INPUT FOR THIS TASK:
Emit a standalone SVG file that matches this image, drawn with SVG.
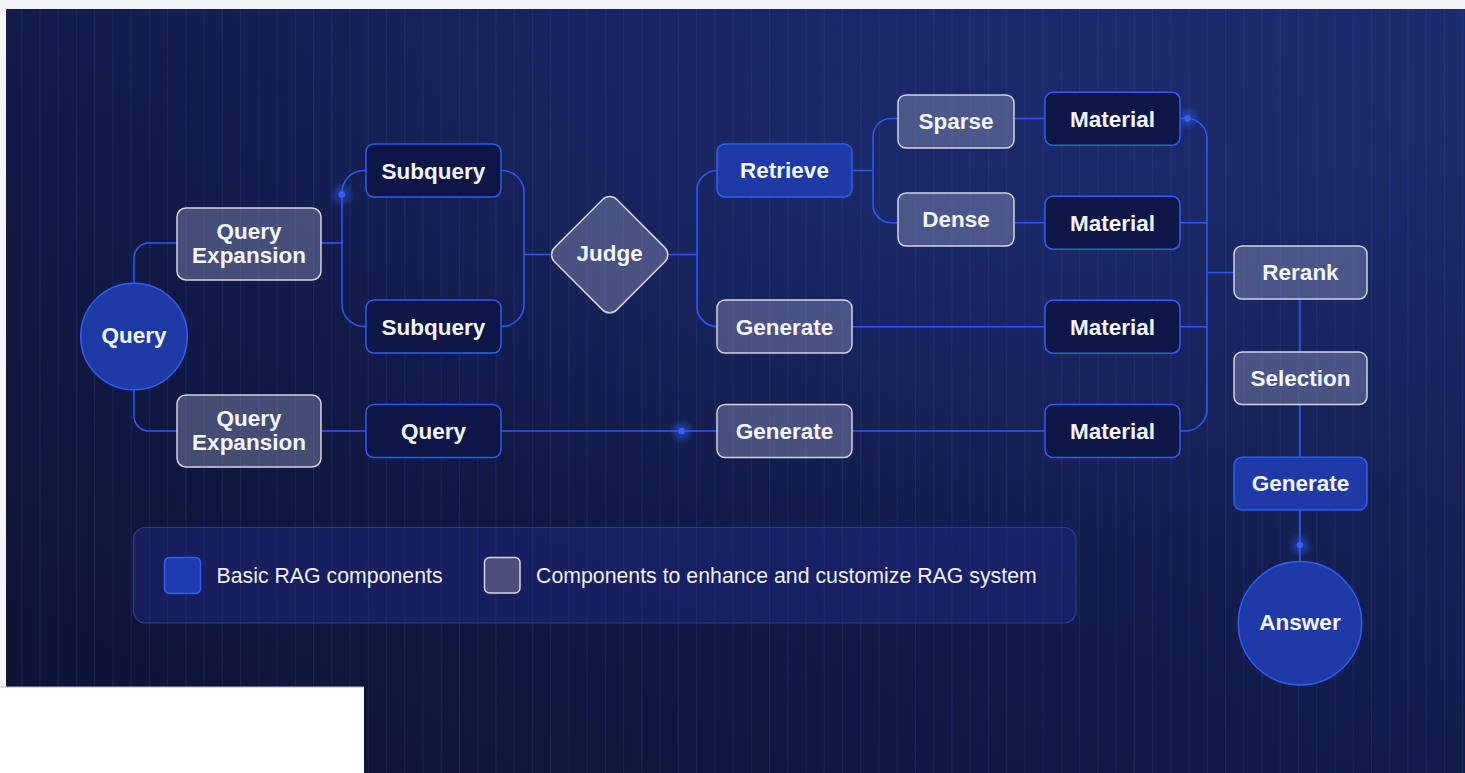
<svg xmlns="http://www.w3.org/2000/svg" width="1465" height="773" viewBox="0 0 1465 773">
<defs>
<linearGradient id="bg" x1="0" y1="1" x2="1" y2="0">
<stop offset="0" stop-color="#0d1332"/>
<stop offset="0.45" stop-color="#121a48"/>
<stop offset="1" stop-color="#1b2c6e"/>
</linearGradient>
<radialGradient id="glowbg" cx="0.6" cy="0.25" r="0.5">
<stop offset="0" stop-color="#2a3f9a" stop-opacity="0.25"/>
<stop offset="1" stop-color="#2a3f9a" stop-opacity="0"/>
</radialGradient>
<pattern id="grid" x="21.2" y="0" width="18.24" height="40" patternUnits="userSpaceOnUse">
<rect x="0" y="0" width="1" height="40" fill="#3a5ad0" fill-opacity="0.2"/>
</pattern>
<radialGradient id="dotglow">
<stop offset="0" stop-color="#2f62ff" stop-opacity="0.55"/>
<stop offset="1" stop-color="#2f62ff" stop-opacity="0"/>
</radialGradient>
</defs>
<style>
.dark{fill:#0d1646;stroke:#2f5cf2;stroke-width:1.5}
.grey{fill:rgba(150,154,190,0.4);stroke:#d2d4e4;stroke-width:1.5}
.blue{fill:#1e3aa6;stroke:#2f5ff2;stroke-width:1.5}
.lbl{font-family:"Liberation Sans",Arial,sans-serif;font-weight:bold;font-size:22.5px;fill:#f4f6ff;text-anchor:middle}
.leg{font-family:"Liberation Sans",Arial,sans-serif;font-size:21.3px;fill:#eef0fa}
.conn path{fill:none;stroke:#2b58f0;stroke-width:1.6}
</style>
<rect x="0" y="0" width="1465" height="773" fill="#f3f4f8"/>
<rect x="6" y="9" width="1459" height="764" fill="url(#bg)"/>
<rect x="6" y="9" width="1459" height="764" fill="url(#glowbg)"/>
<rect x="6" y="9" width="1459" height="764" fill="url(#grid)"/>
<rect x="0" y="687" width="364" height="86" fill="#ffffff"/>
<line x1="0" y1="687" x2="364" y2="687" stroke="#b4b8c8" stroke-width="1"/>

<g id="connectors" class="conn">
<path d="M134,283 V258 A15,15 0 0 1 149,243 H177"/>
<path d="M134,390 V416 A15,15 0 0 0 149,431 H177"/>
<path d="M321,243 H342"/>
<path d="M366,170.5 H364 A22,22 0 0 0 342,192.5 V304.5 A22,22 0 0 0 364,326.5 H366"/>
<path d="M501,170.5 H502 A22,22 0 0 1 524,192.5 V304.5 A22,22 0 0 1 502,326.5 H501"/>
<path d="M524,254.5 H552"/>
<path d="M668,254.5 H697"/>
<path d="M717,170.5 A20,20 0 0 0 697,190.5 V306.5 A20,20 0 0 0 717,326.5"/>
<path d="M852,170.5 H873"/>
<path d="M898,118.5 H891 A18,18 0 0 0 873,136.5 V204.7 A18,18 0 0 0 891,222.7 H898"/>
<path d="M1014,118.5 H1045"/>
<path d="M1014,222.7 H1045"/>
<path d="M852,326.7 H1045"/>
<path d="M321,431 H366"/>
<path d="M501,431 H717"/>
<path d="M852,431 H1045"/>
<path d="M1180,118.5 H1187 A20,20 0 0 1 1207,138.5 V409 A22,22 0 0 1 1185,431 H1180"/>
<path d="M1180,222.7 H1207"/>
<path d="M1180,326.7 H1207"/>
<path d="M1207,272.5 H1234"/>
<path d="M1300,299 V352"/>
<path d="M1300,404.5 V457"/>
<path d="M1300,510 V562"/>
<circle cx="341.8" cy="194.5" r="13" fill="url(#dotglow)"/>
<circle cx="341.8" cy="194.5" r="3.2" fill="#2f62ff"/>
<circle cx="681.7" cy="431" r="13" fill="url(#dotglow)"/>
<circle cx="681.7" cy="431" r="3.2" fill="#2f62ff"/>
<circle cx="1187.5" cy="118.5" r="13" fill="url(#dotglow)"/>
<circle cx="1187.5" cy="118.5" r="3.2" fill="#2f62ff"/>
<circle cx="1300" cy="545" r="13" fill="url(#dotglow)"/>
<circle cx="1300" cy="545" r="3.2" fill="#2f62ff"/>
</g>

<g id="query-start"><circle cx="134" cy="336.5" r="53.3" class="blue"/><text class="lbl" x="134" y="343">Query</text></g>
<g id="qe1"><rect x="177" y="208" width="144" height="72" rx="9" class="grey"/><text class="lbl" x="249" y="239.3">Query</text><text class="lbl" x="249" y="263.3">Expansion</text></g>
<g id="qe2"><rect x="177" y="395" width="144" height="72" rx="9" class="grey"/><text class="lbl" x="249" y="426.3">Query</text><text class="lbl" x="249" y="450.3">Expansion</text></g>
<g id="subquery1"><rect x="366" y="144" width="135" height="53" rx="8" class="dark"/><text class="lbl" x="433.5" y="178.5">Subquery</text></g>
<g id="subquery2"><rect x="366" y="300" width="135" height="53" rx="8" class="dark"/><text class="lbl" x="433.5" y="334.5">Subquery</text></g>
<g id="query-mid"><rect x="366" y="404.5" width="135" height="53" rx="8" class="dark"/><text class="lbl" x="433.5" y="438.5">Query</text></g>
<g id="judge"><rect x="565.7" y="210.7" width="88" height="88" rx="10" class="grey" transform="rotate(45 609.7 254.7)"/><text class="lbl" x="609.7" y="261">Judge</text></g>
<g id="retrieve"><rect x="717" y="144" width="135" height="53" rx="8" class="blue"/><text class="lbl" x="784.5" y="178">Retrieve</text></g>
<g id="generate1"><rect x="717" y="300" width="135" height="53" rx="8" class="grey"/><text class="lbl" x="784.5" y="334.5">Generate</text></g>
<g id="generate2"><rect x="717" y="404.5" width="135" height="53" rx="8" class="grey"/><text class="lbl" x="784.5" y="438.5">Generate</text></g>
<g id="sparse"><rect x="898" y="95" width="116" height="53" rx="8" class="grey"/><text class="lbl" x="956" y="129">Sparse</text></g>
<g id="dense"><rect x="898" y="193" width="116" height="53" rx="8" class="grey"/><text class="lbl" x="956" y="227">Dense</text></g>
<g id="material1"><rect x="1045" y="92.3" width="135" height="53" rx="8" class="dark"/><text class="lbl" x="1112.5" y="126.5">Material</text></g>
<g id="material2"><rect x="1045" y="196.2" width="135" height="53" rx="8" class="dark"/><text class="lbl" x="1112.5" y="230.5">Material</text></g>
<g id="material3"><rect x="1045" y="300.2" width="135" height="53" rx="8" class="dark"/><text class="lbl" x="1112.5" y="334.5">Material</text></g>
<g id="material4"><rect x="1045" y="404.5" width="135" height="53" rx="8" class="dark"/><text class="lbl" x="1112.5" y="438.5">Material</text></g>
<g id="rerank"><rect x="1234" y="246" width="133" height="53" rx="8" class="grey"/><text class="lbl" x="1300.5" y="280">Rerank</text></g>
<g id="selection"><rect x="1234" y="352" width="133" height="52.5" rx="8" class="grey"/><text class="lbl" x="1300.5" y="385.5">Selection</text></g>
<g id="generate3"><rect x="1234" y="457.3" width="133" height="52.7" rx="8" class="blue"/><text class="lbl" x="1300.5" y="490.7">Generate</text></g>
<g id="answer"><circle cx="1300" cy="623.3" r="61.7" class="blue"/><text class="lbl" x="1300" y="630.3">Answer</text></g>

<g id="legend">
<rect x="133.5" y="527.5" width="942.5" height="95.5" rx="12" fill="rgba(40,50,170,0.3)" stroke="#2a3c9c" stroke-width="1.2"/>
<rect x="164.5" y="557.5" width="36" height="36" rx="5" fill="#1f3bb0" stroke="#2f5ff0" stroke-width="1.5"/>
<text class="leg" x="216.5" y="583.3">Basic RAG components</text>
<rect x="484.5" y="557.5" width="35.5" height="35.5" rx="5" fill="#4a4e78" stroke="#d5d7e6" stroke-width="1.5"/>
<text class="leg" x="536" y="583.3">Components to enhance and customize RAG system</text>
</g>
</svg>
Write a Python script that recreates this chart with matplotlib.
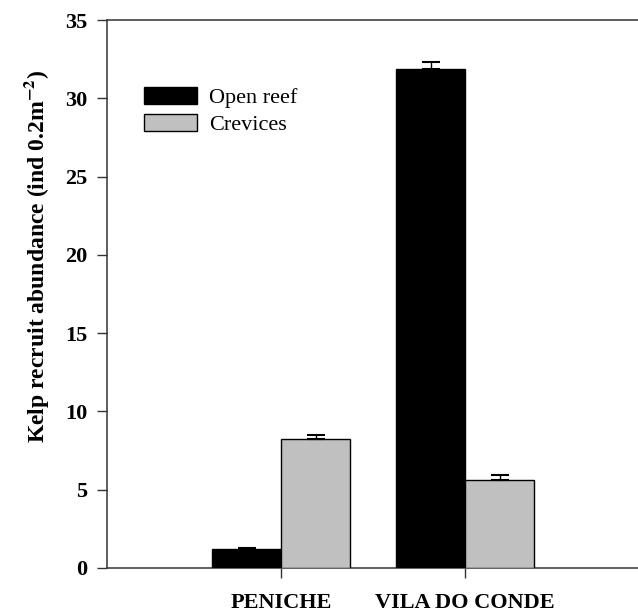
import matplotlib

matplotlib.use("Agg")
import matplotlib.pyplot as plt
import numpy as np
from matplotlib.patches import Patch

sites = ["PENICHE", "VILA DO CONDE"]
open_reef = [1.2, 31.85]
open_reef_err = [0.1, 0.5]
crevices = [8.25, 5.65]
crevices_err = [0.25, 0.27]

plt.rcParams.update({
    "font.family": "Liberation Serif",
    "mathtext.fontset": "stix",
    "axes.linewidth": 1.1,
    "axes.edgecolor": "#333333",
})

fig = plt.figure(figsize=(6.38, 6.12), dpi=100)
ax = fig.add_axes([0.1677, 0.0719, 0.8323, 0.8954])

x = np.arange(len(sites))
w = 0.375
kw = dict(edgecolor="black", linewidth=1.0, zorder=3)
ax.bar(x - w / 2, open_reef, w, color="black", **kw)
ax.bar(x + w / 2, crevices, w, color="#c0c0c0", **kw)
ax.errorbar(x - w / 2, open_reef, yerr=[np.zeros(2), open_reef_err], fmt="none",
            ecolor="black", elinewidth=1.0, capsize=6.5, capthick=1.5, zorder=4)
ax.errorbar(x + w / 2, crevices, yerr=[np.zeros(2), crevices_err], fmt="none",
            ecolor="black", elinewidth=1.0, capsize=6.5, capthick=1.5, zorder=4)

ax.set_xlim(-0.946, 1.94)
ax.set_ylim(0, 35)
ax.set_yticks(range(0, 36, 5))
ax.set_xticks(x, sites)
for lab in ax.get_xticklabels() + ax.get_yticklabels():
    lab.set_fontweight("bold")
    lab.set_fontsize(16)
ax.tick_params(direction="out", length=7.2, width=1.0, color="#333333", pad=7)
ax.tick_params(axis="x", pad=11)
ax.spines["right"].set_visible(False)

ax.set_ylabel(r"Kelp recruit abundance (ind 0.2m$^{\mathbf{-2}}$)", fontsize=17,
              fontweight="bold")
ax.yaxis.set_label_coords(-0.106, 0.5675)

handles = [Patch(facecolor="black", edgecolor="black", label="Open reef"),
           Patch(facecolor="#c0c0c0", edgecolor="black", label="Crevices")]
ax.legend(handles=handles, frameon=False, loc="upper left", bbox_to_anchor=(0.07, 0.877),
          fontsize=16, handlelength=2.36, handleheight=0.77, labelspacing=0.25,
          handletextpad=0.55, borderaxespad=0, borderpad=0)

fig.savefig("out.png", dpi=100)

WRITTEN INSTRUCTION:
Above are some entries; copy exactly the lines from the line with "Write a Python" through the line with "from matplotlib.patches import Patch", both included, but none of the pictures.

EXPECTED OUTPUT:
Write a Python script that recreates this chart with matplotlib.
import matplotlib

matplotlib.use("Agg")
import matplotlib.pyplot as plt
import numpy as np
from matplotlib.patches import Patch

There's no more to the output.